Los enemigos no son nuevos. A los poderes globales la actual administración no le resulta simpática desde el primer discurso de Néstor Kirchner en la ONU, en el mismo 2003. La voluntad de autonomía frente a los organismos financieros internacionales, el impulso de nuevas alianzas regionales y la aguerrida renegociación de la deuda tampoco ayudaron. En el frente interno, el quiebre llegó recién en 2008, primero con la 125 e inmediatamente después con la eliminación del negocio de las AFJP. El panorama presente en términos de adversarios es, por decirlo suavemente, complejo. En la vereda de enfrente quedaron Estados Unidos, el poder financiero global, las principales cámaras empresarias y buena parte de los dueños de los sindicatos. Se trata de un agregado con real capacidad de daño, pero, otra vez, un daño posible en tanto el Gobierno perdió grados de libertad como consecuencia de la restricción externa.
En perspectiva histórica, la economía kirchnerista, tal como funcionó hasta 2013, fue la negación del neoliberalismo. El próximo paso virtuoso debería ser el tercer momento hegeliano, la negación de la negación. Un nuevo estadio que mantenga a pleno la negación original, pero que ponga al tope de la agenda todas sus limitaciones. No se trata de un listado. Los procesos políticos no son lineales en términos de idea-acción, son el resultado de una sumatoria de acuerdos con una pluralidad de actores. Las principales acciones de la actual administración se impulsaron cuando fue posible en función de las relaciones de fuerza. ¿Podía Néstor Kirchner en 2003 romper de cuajo con el establishment económico-financiero? ¿Podía hacerlo CFK en 2007? Antes de medidas como la recuperación del sistema previsional o de YPF fue necesario acumular poder. Otra cuestión es si estas medidas estaban en agenda o si respondieron a un proyecto integral. La respuesta es probablemente negativa. Fueron decisiones tomadas en la urgencia de la coyuntura, tanto para financiar al Estado como para comenzar a revertir el emergente déficit energético.

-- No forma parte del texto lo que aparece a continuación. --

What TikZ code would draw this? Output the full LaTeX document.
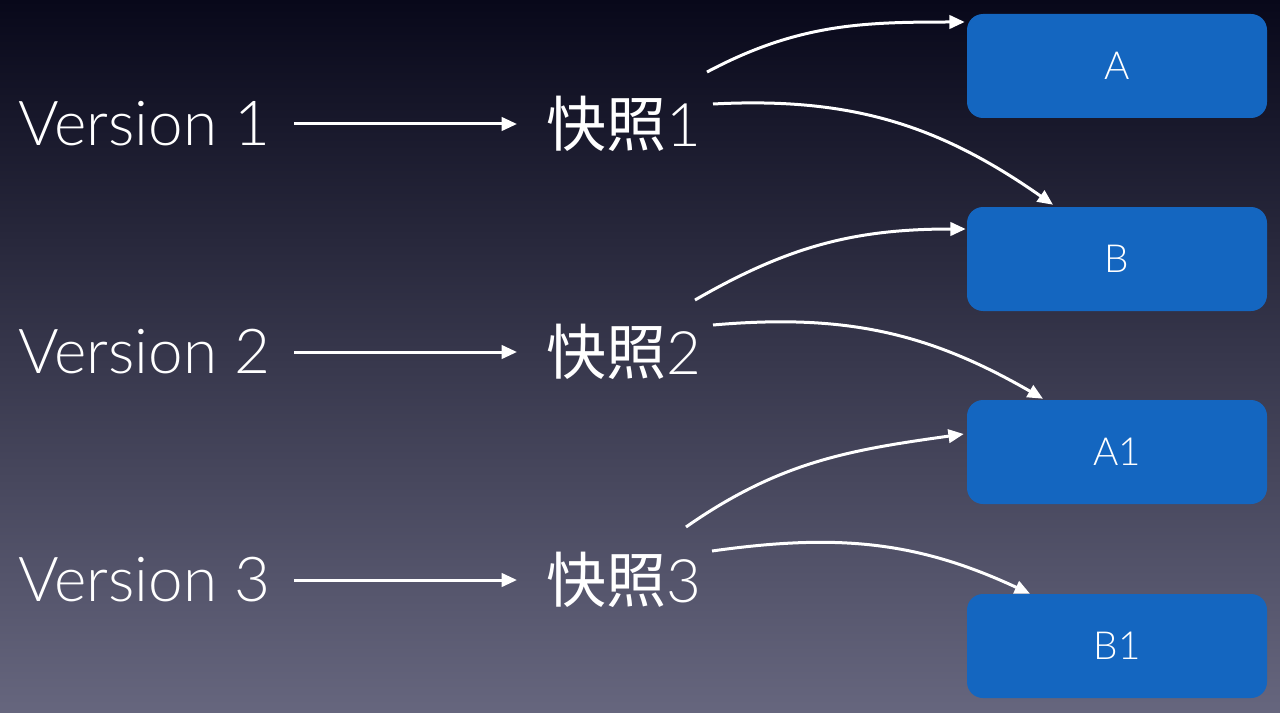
\documentclass[tikz,border=0pt]{standalone}
\usepackage{fontspec}
\setmainfont{Lato}[UprightFont=* Light]
\newfontfamily\cjk{Noto Sans CJK SC}
\usetikzlibrary{arrows.meta}
\definecolor{bgtop}{RGB}{8,8,26}
\definecolor{bgmid}{RGB}{42,42,72}
\definecolor{bgbot}{RGB}{102,102,126}
\definecolor{boxblue}{RGB}{20,102,192}
\tikzset{
  ver/.style={text=white, inner sep=0pt, font=\fontsize{46.5pt}{54pt}\selectfont},
  snap/.style={text=white, inner sep=0pt, font=\fontsize{45pt}{54pt}\selectfont},
  blk/.style={fill=boxblue, rounded corners=12pt, minimum width=225pt, minimum height=78pt,
              text=white, font=\fontsize{29pt}{34pt}\selectfont, inner sep=0pt},
  arr/.style={white, line width=2.25pt, -{Triangle[length=11.5pt,width=10pt]}}
}
\begin{document}
\begin{tikzpicture}[x=0.75pt,y=-0.75pt]
\useasboundingbox (0,0) rectangle (1280,713);
\shade[top color=bgtop, middle color=bgmid, bottom color=bgbot] (0,0) rectangle (1280,713);
% left labels
\node[ver] (v1) at (144,124) {Version 1};
\node[ver] (v2) at (144,352) {Version 2};
\node[ver] (v3) at (144,580) {Version 3};
% snapshots
\node[snap] (s1) at (624,124) {{\cjk 快照}1};
\node[snap] (s2) at (624,352) {{\cjk 快照}2};
\node[snap] (s3) at (624,580) {{\cjk 快照}3};
% boxes
\node[blk] (A)  at (1117,66)  {A};
\node[blk] (B)  at (1117,259) {B};
\node[blk] (A1) at (1117,452) {A1};
\node[blk] (B1) at (1117,646) {B1};
% horizontal arrows
\draw[arr] ([xshift=18]v1.east) -- ([xshift=-22]s1.west);
\draw[arr] ([xshift=18]v2.east) -- ([xshift=-22]s2.west);
\draw[arr] ([xshift=18]v3.east) -- ([xshift=-22]s3.west);
% curves
\draw[arr] ([shift={(83,-52)}]s1.center) to[out=28,in=180] ([shift={(-2,-44)}]A.west);
\draw[arr] ([shift={(89,-20)}]s1.center) to[out=3,in=145] ([shift={(-64,-2)}]B.north);
\draw[arr] ([shift={(71,-52)}]s2.center) to[out=30,in=180] ([shift={(-1,-30)}]B.west);
\draw[arr] ([shift={(89,-27)}]s2.center) to[out=5,in=150] ([shift={(-74,-1)}]A1.north);
\draw[arr] ([shift={(62,-53)}]s3.center) to[out=35,in=188] ([shift={(-3,-18)}]A1.west);
\draw[arr] ([shift={(88,-29)}]s3.center) to[out=8,in=155] ([shift={(-87,0)}]B1.north);
\end{tikzpicture}
\end{document}
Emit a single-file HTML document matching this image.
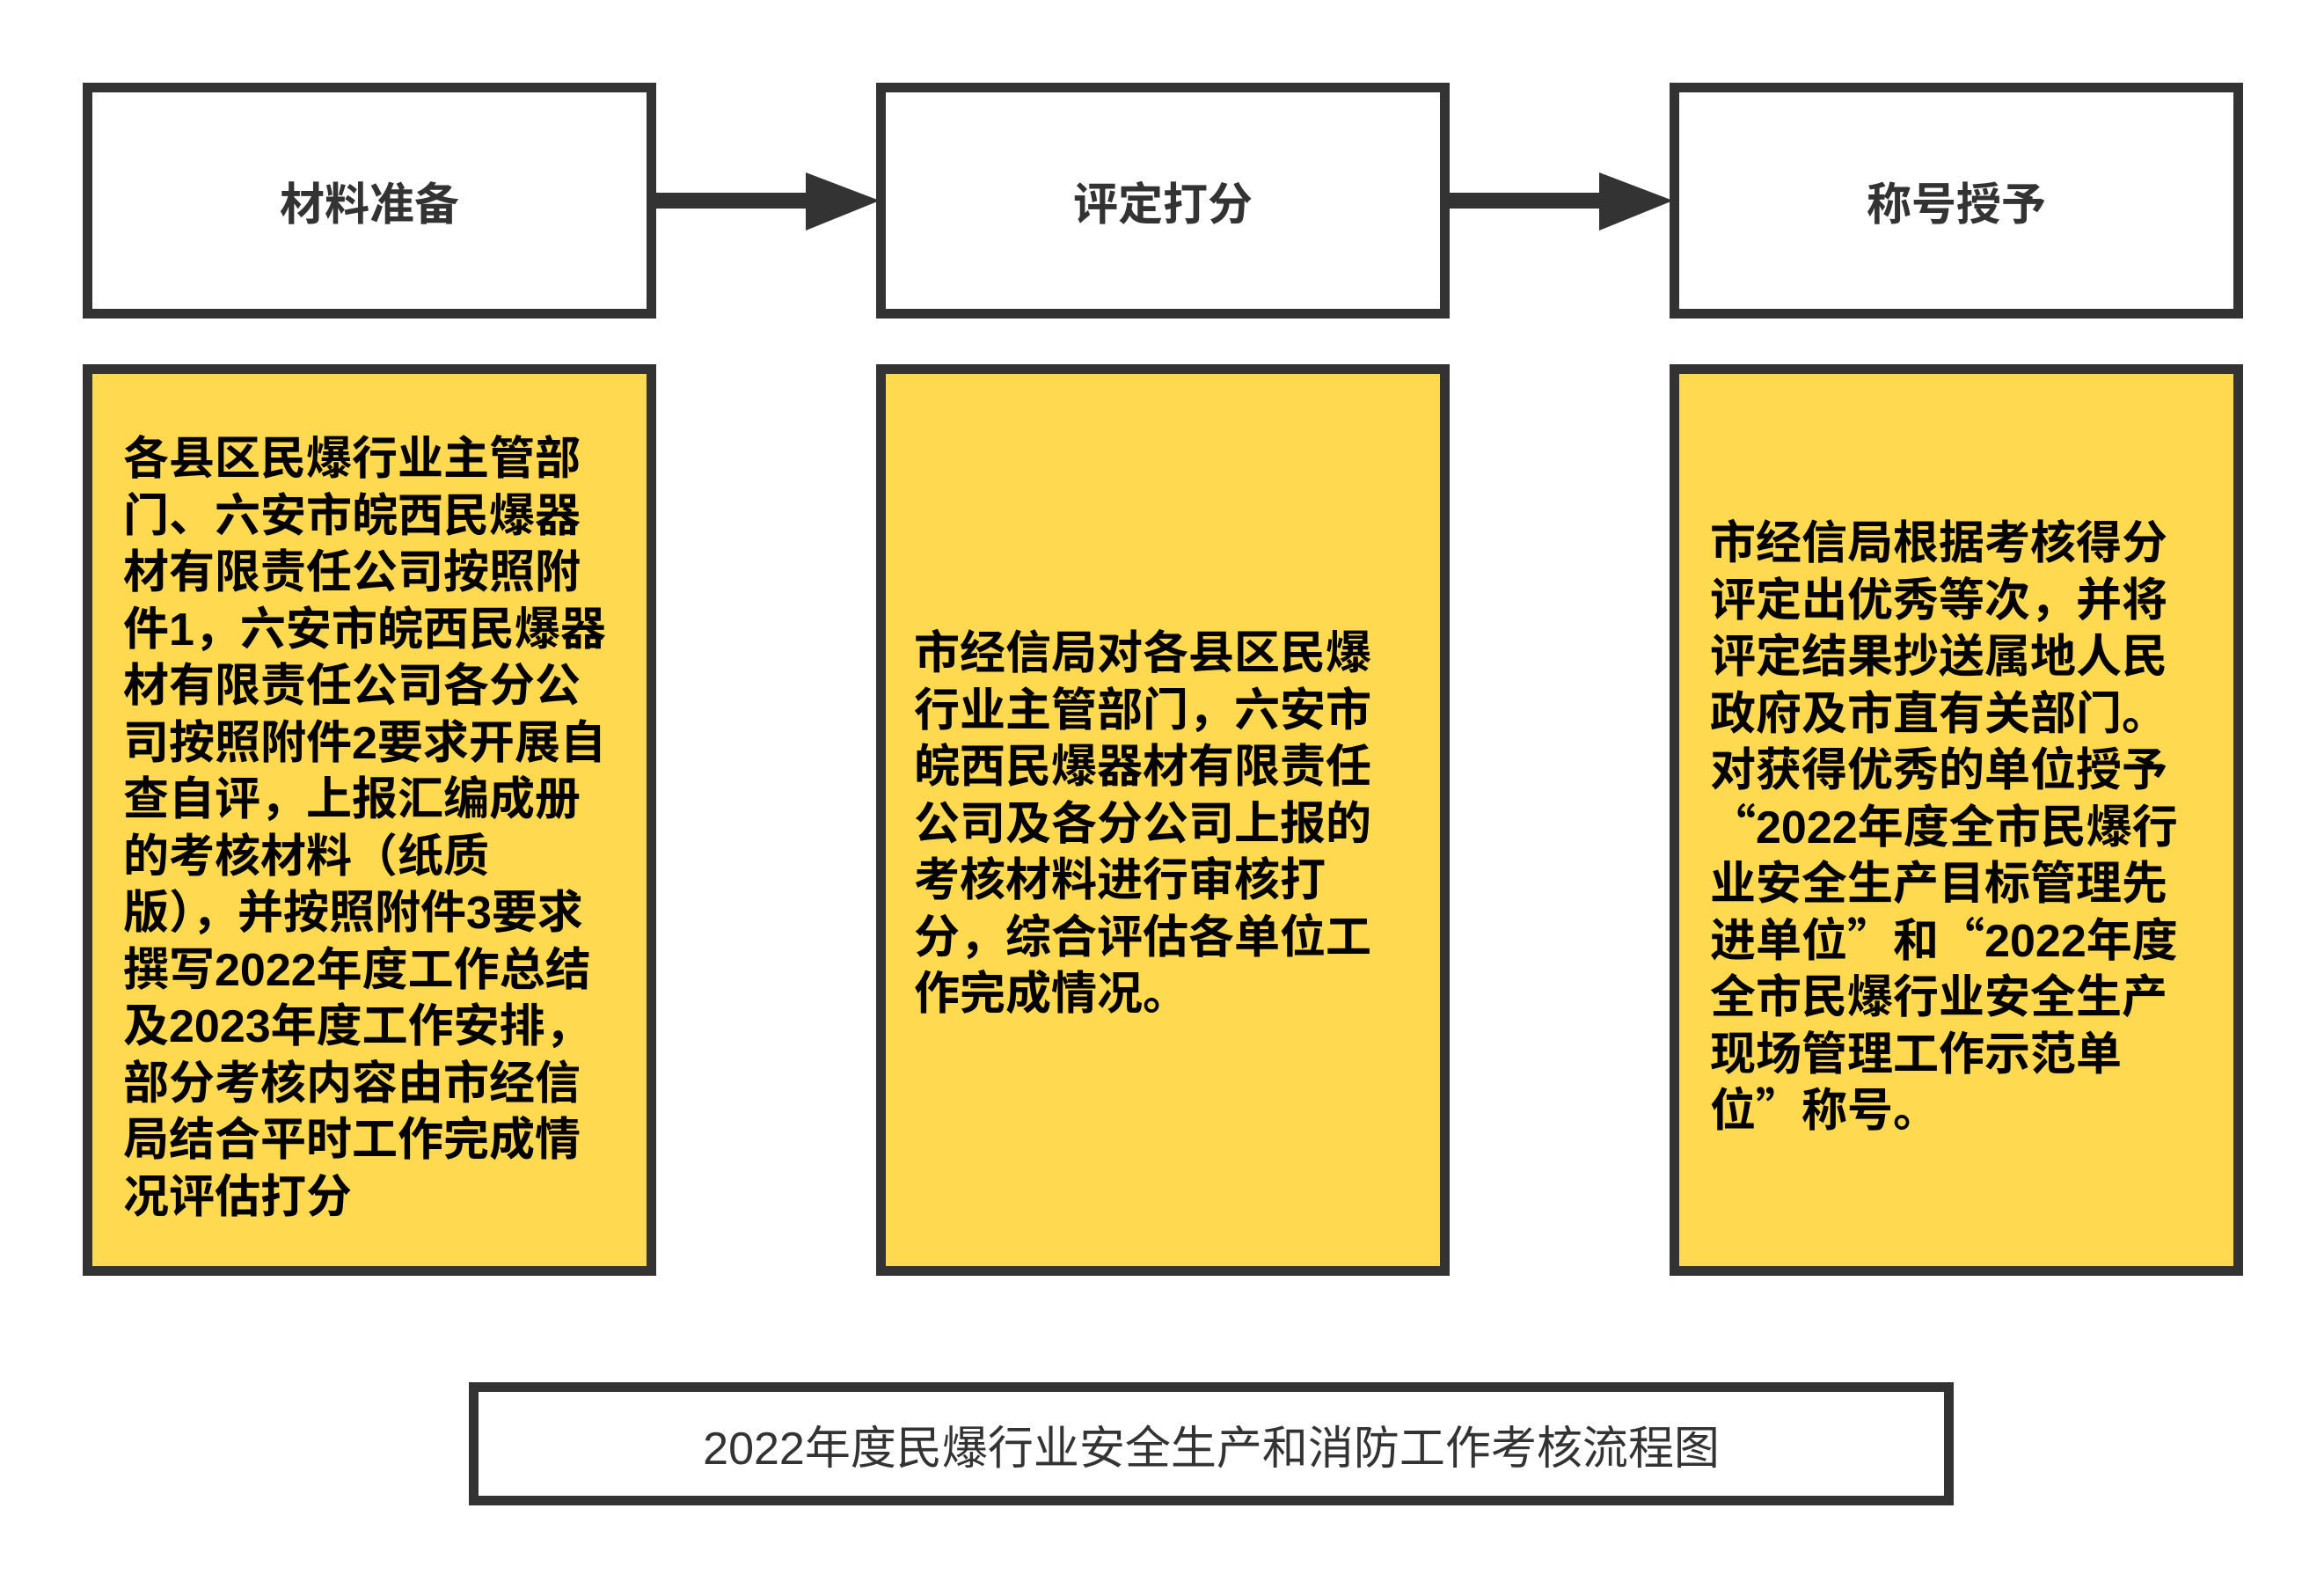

Las decisiones del kirchnerismo, en tanto momento de negación del neoliberalismo, fueron en la dirección correcta, pero no ocurrieron en el marco de un plan de transformación estructural de largo plazo. Es más, existe un cierto desdén por la idea misma de “un plan”. En algún momento la militancia decretó que la economía quedaba subordinada a la política. Esto es siempre así, pero bajo el prerrequisito de que la economía responda. Cuando la estructura económica deja de responder, la subordinación se invierte. Si todo marcha sobre ruedas en materia energética, el autoabastecimiento se recuperaría recién en cinco años. Los sectores industriales no deficitarios a desarrollar no están siquiera definidos. Mientras tanto, el sector que más divisas aporta, el complejo agroindustrial, sueña con regresar al momento uno. Finalmente, hablar de largo plazo en un presente urgente resulta estrambótico. Hay un problema de tránsito. El equipo económico que asumió hace apenas 10 meses imaginó y programó una transición con financiamiento externo, proceso abortado por el Poder Judicial estadounidense, o por “el plan de cinco puntos” en sentido amplio. El debate, tanto de la ortodoxia como de la heterodoxia, se centra en si se recuperará este financiamiento a partir de enero de 2015, una vez caída la cláusula RUFO. Quizás haya llegado el momento de pensar en otra cosa. Es muy probable que incluso pagando el ciento por ciento a todos los holdouts, incluidos los buitres, el financiamiento no llegue.
Quienes creen que un proceso doloroso de lento deterioro de la economía producto de la profundización de la restricción externa sólo afectará al Gobierno se equivocan o perdieron la memoria histórica. La negación de la negación demanda un plan, una dimensión económica. A su vez, un plan demanda una recomposición política de las alianzas de clase hoy deterioradas.